Data section:
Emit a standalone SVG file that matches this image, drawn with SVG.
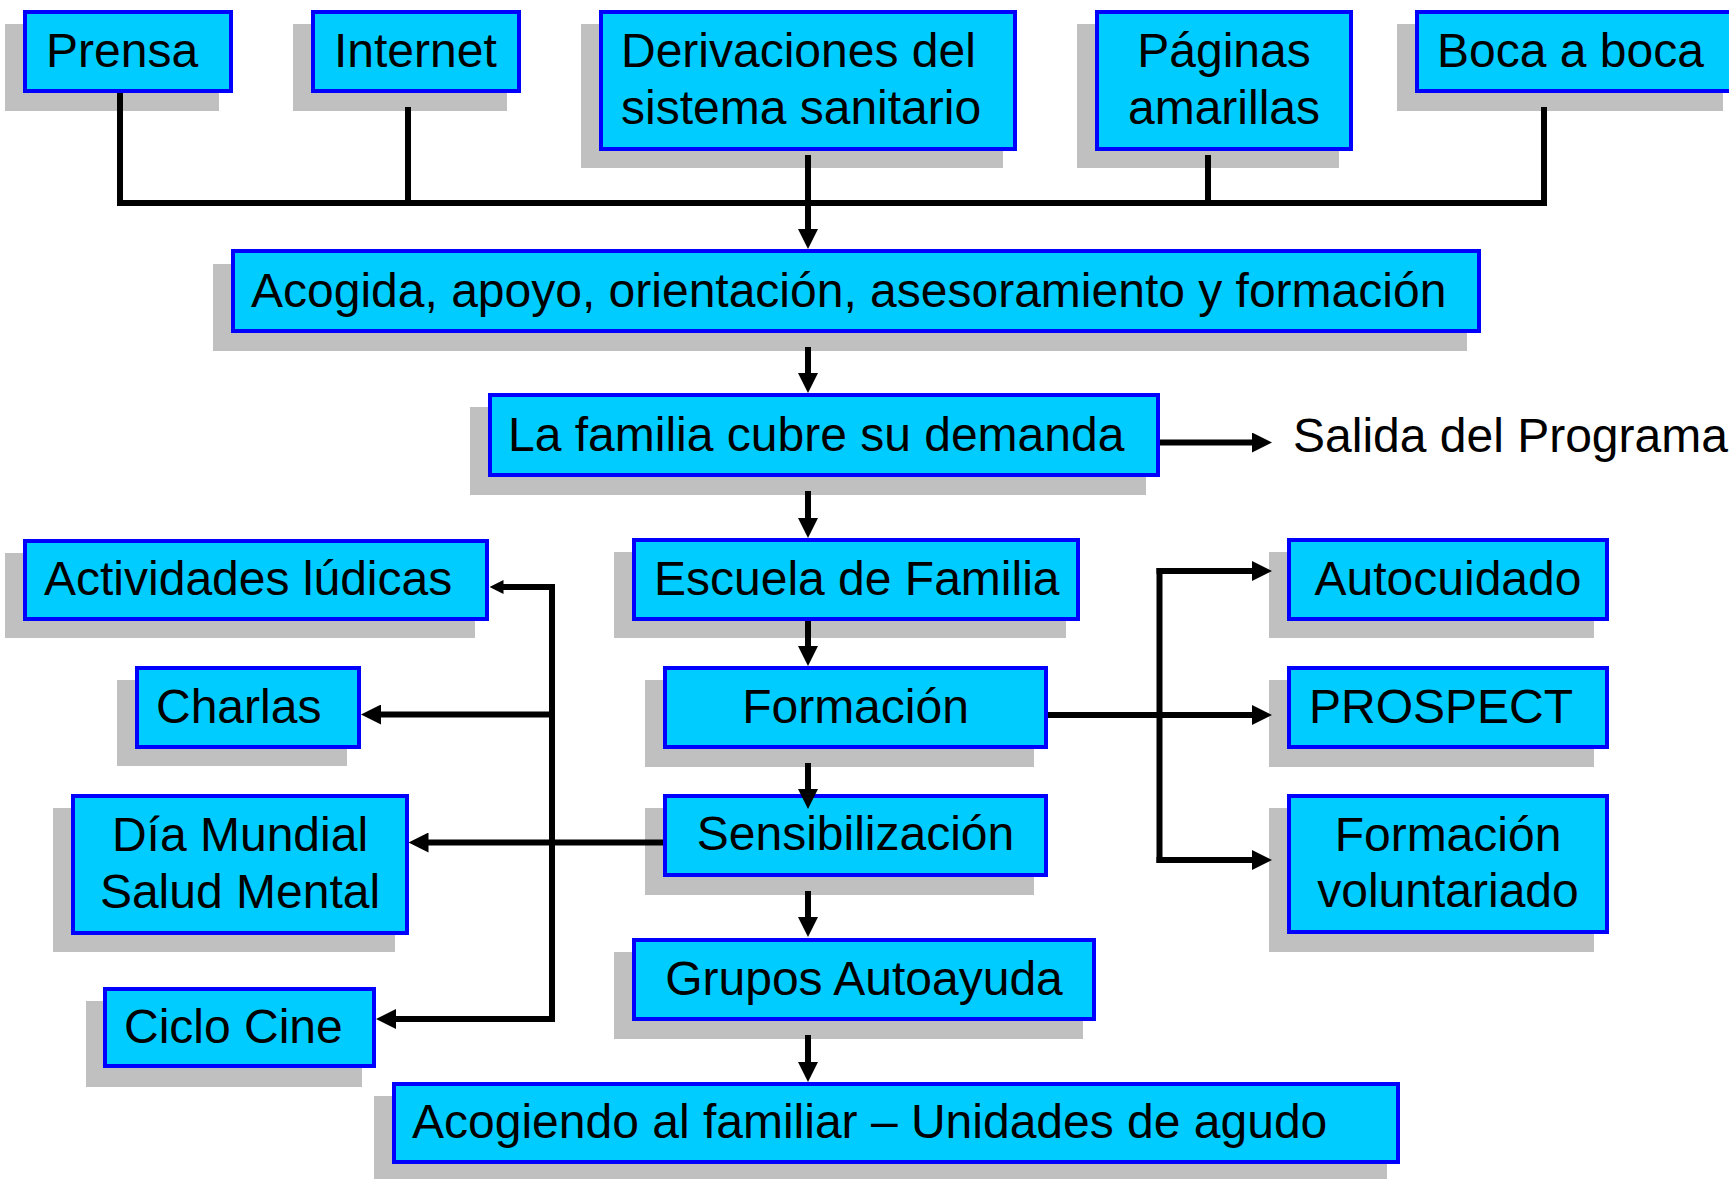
<svg xmlns="http://www.w3.org/2000/svg" width="1729" height="1179" viewBox="0 0 1729 1179">
<style>
.sh{fill:#C0C0C0}
.bx{fill:#00CCFF;stroke:#0000FF;stroke-width:4}
.t{font-family:"Liberation Sans",Arial,sans-serif;font-size:48px;fill:#000}
.c{text-anchor:middle}
.ln{stroke:#000;stroke-width:6;fill:none}
</style>
<defs>
<marker id="ah" markerUnits="userSpaceOnUse" markerWidth="20" markerHeight="20" refX="10" refY="10" orient="auto" viewBox="0 0 20 20">
<path d="M0,0 L20,10 L0,20 z" fill="#000"/>
</marker>
<marker id="ahs" markerUnits="userSpaceOnUse" markerWidth="14" markerHeight="14" refX="7" refY="7" orient="auto" viewBox="0 0 14 14">
<path d="M0,0 L14,7 L0,14 z" fill="#000"/>
</marker>
</defs>
<rect width="1729" height="1179" fill="#fff"/>

<g id="prensa"><rect class="sh" x="5" y="24" width="214" height="87"/><rect class="bx" x="25" y="12" width="206" height="79"/><text class="t" x="46" y="67">Prensa</text></g>
<g id="internet"><rect class="sh" x="293" y="24" width="214" height="87"/><rect class="bx" x="313" y="12" width="206" height="79"/><text class="t" x="334" y="67">Internet</text></g>
<g id="derivaciones"><rect class="sh" x="581" y="24" width="422" height="144"/><rect class="bx" x="601" y="12" width="414" height="137"/><text class="t" x="621" y="67">Derivaciones del</text><text class="t" x="621" y="124">sistema sanitario</text></g>
<g id="paginas"><rect class="sh" x="1077" y="24" width="262" height="144"/><rect class="bx" x="1097" y="12" width="254" height="137"/><text class="t c" x="1224" y="67">Páginas</text><text class="t c" x="1224" y="124">amarillas</text></g>
<g id="boca"><rect class="sh" x="1397" y="24" width="326" height="87"/><rect class="bx" x="1417" y="12" width="318" height="79"/><text class="t" x="1437" y="67">Boca a boca</text></g>

<g id="acogida"><rect class="sh" x="213" y="264" width="1254" height="87"/><rect class="bx" x="233" y="251" width="1246" height="80"/><text class="t" x="251" y="307">Acogida, apoyo, orientación, asesoramiento y formación</text></g>
<g id="familia"><rect class="sh" x="470" y="407" width="676" height="88"/><rect class="bx" x="490" y="395" width="668" height="80"/><text class="t" x="508" y="451">La familia cubre su demanda</text></g>
<g id="salida"><text class="t" x="1293" y="452">Salida del Programa</text></g>

<g id="escuela"><rect class="sh" x="614" y="552" width="452" height="86"/><rect class="bx" x="634" y="540" width="444" height="79"/><text class="t" x="654" y="595">Escuela de Familia</text></g>
<g id="formacion"><rect class="sh" x="645" y="680" width="389" height="87"/><rect class="bx" x="665" y="668" width="381" height="79"/><text class="t c" x="855.5" y="723">Formación</text></g>
<g id="sensibilizacion"><rect class="sh" x="645" y="808" width="389" height="87"/><rect class="bx" x="665" y="796" width="381" height="79"/><text class="t c" x="855.5" y="850">Sensibilización</text></g>
<g id="grupos"><rect class="sh" x="614" y="952" width="469" height="87"/><rect class="bx" x="634" y="940" width="460" height="79"/><text class="t c" x="864" y="995">Grupos Autoayuda</text></g>
<g id="acogiendo"><rect class="sh" x="374" y="1096" width="1013" height="90"/><rect class="bx" x="394" y="1084" width="1004" height="78"/><text class="t" x="412" y="1138">Acogiendo al familiar – Unidades de agudo</text></g>

<g id="actividades"><rect class="sh" x="5" y="553" width="470" height="85"/><rect class="bx" x="25" y="541" width="462" height="78"/><text class="t" x="44" y="595">Actividades lúdicas</text></g>
<g id="charlas"><rect class="sh" x="117" y="680" width="230" height="86"/><rect class="bx" x="137" y="668" width="222" height="79"/><text class="t" x="156" y="723">Charlas</text></g>
<g id="dia"><rect class="sh" x="53" y="808" width="342" height="144"/><rect class="bx" x="73" y="796" width="334" height="137"/><text class="t c" x="240" y="851">Día Mundial</text><text class="t c" x="240" y="908">Salud Mental</text></g>
<g id="ciclo"><rect class="sh" x="86" y="1001" width="276" height="86"/><rect class="bx" x="105" y="989" width="269" height="77"/><text class="t" x="124" y="1043">Ciclo Cine</text></g>

<g id="autocuidado"><rect class="sh" x="1269" y="552" width="325" height="86"/><rect class="bx" x="1289" y="540" width="318" height="79"/><text class="t c" x="1448" y="595">Autocuidado</text></g>
<g id="prospect"><rect class="sh" x="1269" y="680" width="325" height="87"/><rect class="bx" x="1289" y="668" width="318" height="79"/><text class="t" x="1309" y="723">PROSPECT</text></g>
<g id="voluntariado"><rect class="sh" x="1269" y="808" width="325" height="144"/><rect class="bx" x="1289" y="796" width="318" height="136"/><text class="t c" x="1448" y="851">Formación</text><text class="t c" x="1448" y="907">voluntariado</text></g>

<g id="connectors">
<path class="ln" d="M120,93 V203 M408,107 V203 M1208,155 V203 M1544,107 V203 M117,203 H1547"/>
<path class="ln" d="M808,155 V239" marker-end="url(#ah)"/>
<path class="ln" d="M808,347 V383" marker-end="url(#ah)"/>
<path class="ln" d="M1160,442.5 H1262" marker-end="url(#ah)"/>
<path class="ln" d="M808,491 V528" marker-end="url(#ah)"/>
<path class="ln" d="M808,621 V656" marker-end="url(#ah)"/>
<path class="ln" d="M808,763 V799" marker-end="url(#ah)"/>
<path class="ln" d="M808,891 V927" marker-end="url(#ah)"/>
<path class="ln" d="M808,1035 V1072" marker-end="url(#ah)"/>
<path class="ln" d="M1048,715 H1262" marker-end="url(#ah)"/>
<path class="ln" d="M1159.5,568 V863"/>
<path class="ln" d="M1156.5,571 H1262" marker-end="url(#ah)"/>
<path class="ln" d="M1156.5,860 H1262" marker-end="url(#ah)"/>
<path class="ln" d="M663,842.5 H418.5" marker-end="url(#ah)"/>
<path class="ln" d="M552,584 V1022"/>
<path class="ln" d="M555,587 H496.5" marker-end="url(#ahs)"/>
<path class="ln" d="M552,714.5 H371" marker-end="url(#ah)"/>
<path class="ln" d="M555,1019 H386" marker-end="url(#ah)"/>
</g>
</svg>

Given exercise:
Transcribe the material exactly, keeping every word and none of the pictures.

Solution to the exercise:
Emit a standalone SVG file that matches this image, drawn with SVG.
<svg xmlns="http://www.w3.org/2000/svg" width="1729" height="1179" viewBox="0 0 1729 1179">
<style>
.sh{fill:#C0C0C0}
.bx{fill:#00CCFF;stroke:#0000FF;stroke-width:4}
.t{font-family:"Liberation Sans",Arial,sans-serif;font-size:48px;fill:#000}
.c{text-anchor:middle}
.ln{stroke:#000;stroke-width:6;fill:none}
</style>
<defs>
<marker id="ah" markerUnits="userSpaceOnUse" markerWidth="20" markerHeight="20" refX="10" refY="10" orient="auto" viewBox="0 0 20 20">
<path d="M0,0 L20,10 L0,20 z" fill="#000"/>
</marker>
<marker id="ahs" markerUnits="userSpaceOnUse" markerWidth="14" markerHeight="14" refX="7" refY="7" orient="auto" viewBox="0 0 14 14">
<path d="M0,0 L14,7 L0,14 z" fill="#000"/>
</marker>
</defs>
<rect width="1729" height="1179" fill="#fff"/>

<g id="prensa"><rect class="sh" x="5" y="24" width="214" height="87"/><rect class="bx" x="25" y="12" width="206" height="79"/><text class="t" x="46" y="67">Prensa</text></g>
<g id="internet"><rect class="sh" x="293" y="24" width="214" height="87"/><rect class="bx" x="313" y="12" width="206" height="79"/><text class="t" x="334" y="67">Internet</text></g>
<g id="derivaciones"><rect class="sh" x="581" y="24" width="422" height="144"/><rect class="bx" x="601" y="12" width="414" height="137"/><text class="t" x="621" y="67">Derivaciones del</text><text class="t" x="621" y="124">sistema sanitario</text></g>
<g id="paginas"><rect class="sh" x="1077" y="24" width="262" height="144"/><rect class="bx" x="1097" y="12" width="254" height="137"/><text class="t c" x="1224" y="67">Páginas</text><text class="t c" x="1224" y="124">amarillas</text></g>
<g id="boca"><rect class="sh" x="1397" y="24" width="326" height="87"/><rect class="bx" x="1417" y="12" width="318" height="79"/><text class="t" x="1437" y="67">Boca a boca</text></g>

<g id="acogida"><rect class="sh" x="213" y="264" width="1254" height="87"/><rect class="bx" x="233" y="251" width="1246" height="80"/><text class="t" x="251" y="307">Acogida, apoyo, orientación, asesoramiento y formación</text></g>
<g id="familia"><rect class="sh" x="470" y="407" width="676" height="88"/><rect class="bx" x="490" y="395" width="668" height="80"/><text class="t" x="508" y="451">La familia cubre su demanda</text></g>
<g id="salida"><text class="t" x="1293" y="452">Salida del Programa</text></g>

<g id="escuela"><rect class="sh" x="614" y="552" width="452" height="86"/><rect class="bx" x="634" y="540" width="444" height="79"/><text class="t" x="654" y="595">Escuela de Familia</text></g>
<g id="formacion"><rect class="sh" x="645" y="680" width="389" height="87"/><rect class="bx" x="665" y="668" width="381" height="79"/><text class="t c" x="855.5" y="723">Formación</text></g>
<g id="sensibilizacion"><rect class="sh" x="645" y="808" width="389" height="87"/><rect class="bx" x="665" y="796" width="381" height="79"/><text class="t c" x="855.5" y="850">Sensibilización</text></g>
<g id="grupos"><rect class="sh" x="614" y="952" width="469" height="87"/><rect class="bx" x="634" y="940" width="460" height="79"/><text class="t c" x="864" y="995">Grupos Autoayuda</text></g>
<g id="acogiendo"><rect class="sh" x="374" y="1096" width="1013" height="90"/><rect class="bx" x="394" y="1084" width="1004" height="78"/><text class="t" x="412" y="1138">Acogiendo al familiar – Unidades de agudo</text></g>

<g id="actividades"><rect class="sh" x="5" y="553" width="470" height="85"/><rect class="bx" x="25" y="541" width="462" height="78"/><text class="t" x="44" y="595">Actividades lúdicas</text></g>
<g id="charlas"><rect class="sh" x="117" y="680" width="230" height="86"/><rect class="bx" x="137" y="668" width="222" height="79"/><text class="t" x="156" y="723">Charlas</text></g>
<g id="dia"><rect class="sh" x="53" y="808" width="342" height="144"/><rect class="bx" x="73" y="796" width="334" height="137"/><text class="t c" x="240" y="851">Día Mundial</text><text class="t c" x="240" y="908">Salud Mental</text></g>
<g id="ciclo"><rect class="sh" x="86" y="1001" width="276" height="86"/><rect class="bx" x="105" y="989" width="269" height="77"/><text class="t" x="124" y="1043">Ciclo Cine</text></g>

<g id="autocuidado"><rect class="sh" x="1269" y="552" width="325" height="86"/><rect class="bx" x="1289" y="540" width="318" height="79"/><text class="t c" x="1448" y="595">Autocuidado</text></g>
<g id="prospect"><rect class="sh" x="1269" y="680" width="325" height="87"/><rect class="bx" x="1289" y="668" width="318" height="79"/><text class="t" x="1309" y="723">PROSPECT</text></g>
<g id="voluntariado"><rect class="sh" x="1269" y="808" width="325" height="144"/><rect class="bx" x="1289" y="796" width="318" height="136"/><text class="t c" x="1448" y="851">Formación</text><text class="t c" x="1448" y="907">voluntariado</text></g>

<g id="connectors">
<path class="ln" d="M120,93 V203 M408,107 V203 M1208,155 V203 M1544,107 V203 M117,203 H1547"/>
<path class="ln" d="M808,155 V239" marker-end="url(#ah)"/>
<path class="ln" d="M808,347 V383" marker-end="url(#ah)"/>
<path class="ln" d="M1160,442.5 H1262" marker-end="url(#ah)"/>
<path class="ln" d="M808,491 V528" marker-end="url(#ah)"/>
<path class="ln" d="M808,621 V656" marker-end="url(#ah)"/>
<path class="ln" d="M808,763 V799" marker-end="url(#ah)"/>
<path class="ln" d="M808,891 V927" marker-end="url(#ah)"/>
<path class="ln" d="M808,1035 V1072" marker-end="url(#ah)"/>
<path class="ln" d="M1048,715 H1262" marker-end="url(#ah)"/>
<path class="ln" d="M1159.5,568 V863"/>
<path class="ln" d="M1156.5,571 H1262" marker-end="url(#ah)"/>
<path class="ln" d="M1156.5,860 H1262" marker-end="url(#ah)"/>
<path class="ln" d="M663,842.5 H418.5" marker-end="url(#ah)"/>
<path class="ln" d="M552,584 V1022"/>
<path class="ln" d="M555,587 H496.5" marker-end="url(#ahs)"/>
<path class="ln" d="M552,714.5 H371" marker-end="url(#ah)"/>
<path class="ln" d="M555,1019 H386" marker-end="url(#ah)"/>
</g>
</svg>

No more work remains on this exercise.